Up until block 209,921 the BIP0030 checks are performed for non-utreexo nodes. Since Utreexo nodes only keep the UTXO set commitment, it's not possible to perform the BIP0030 check.

However, it's safe to skip this check for Utreexo nodes as well since the last checkpointed block is at height 295,000 with the block hash 00000000000000004d9b4ef50f0f9d686fd69db2e03af35a100370c64632a983. Any chain that doesn't include this block at height 295,000 isn't valid as removing this check would be a hard-fork.

For block 490,897, since its coinbase was already spent in block 185,956 and block 185,956's coinbase can only be collided with in block past 4.2 billion, it's ok to consider this as safe as block 185,956 is also under the checkpointed height at 295,000.

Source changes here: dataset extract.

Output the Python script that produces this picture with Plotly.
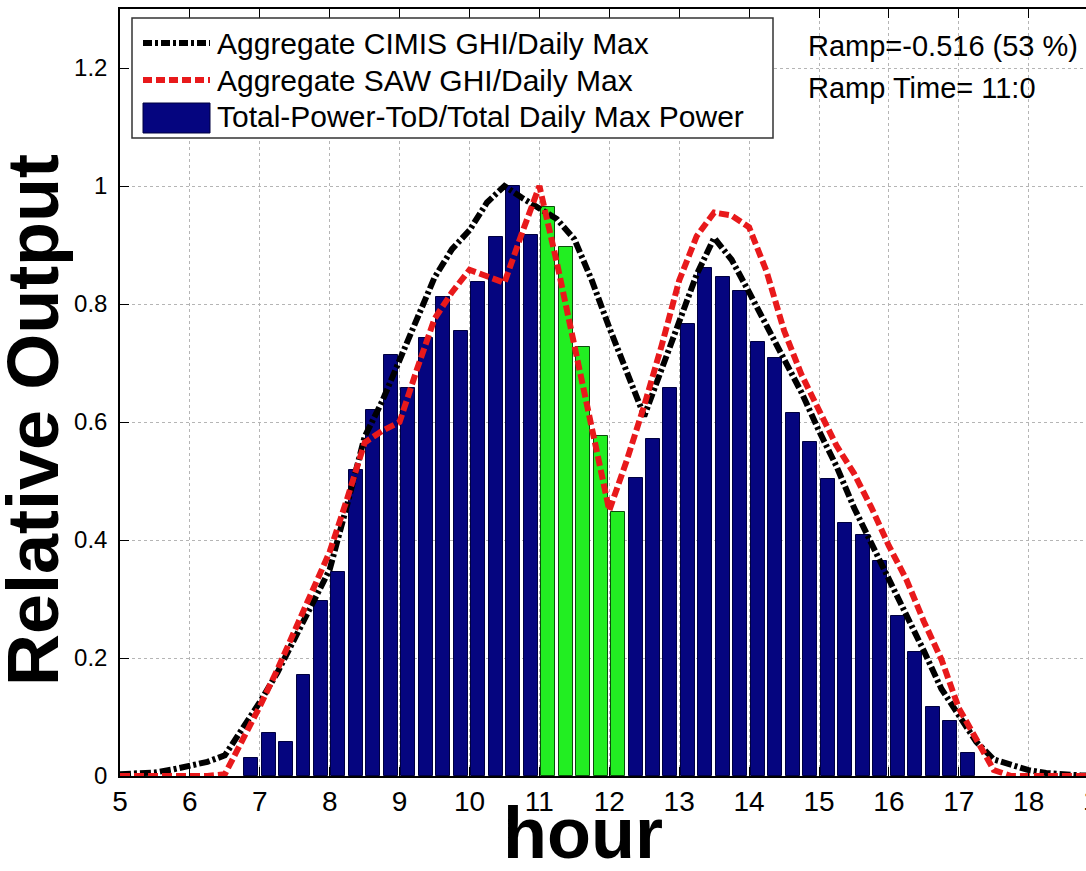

Block 1,983,702 is the first block that utreexo nodes would be in danger of a consensus failure due to the inability to perform the BIP0030 checks. However, this block will happen in roughly 21 years from now and mitigation of the BIP0030 checks are defined in bip ??? and suggested as a soft-fork.

Historical BIP0030 violations

There were two UTXOs that were overwritten due to this consensus rule are: e3bf3d07d4b0375638d5f1db5255fe07ba2c4cb067cd81b84ee974b6585fb468:0 at block height 91,722 d5d27987d2a3dfc724e359870c6644b40e497bdc0589a033220fe15429d88599:0 at block height 91,812

Since the leaf hashes that are committed to the utreexo accumulator commit to the block hash as well, all the leaf hashes are unique and the two historical violations do not happen with how the UTXO set is represented with the utreexo accumulator. To be consensus compatible with clients that do have the historical violations, the leaves representing these two UTXOs in the utreexo accumulator are hardcoded as unspendable.

These two leaf hashes encoded in hex string are:

1: 84b3af0783b410b4564c5d1f361868559f7cf77cfc65ce2be951210357022fe3 2: bc6b4bf7cebbd33a18d6b0fe1f8ecc7aa5403083c39ee343b985d51fd0295ad8

(1) represents the UTXO created at block height 91,722 and (2) represents the UTXO created at block height 91,812.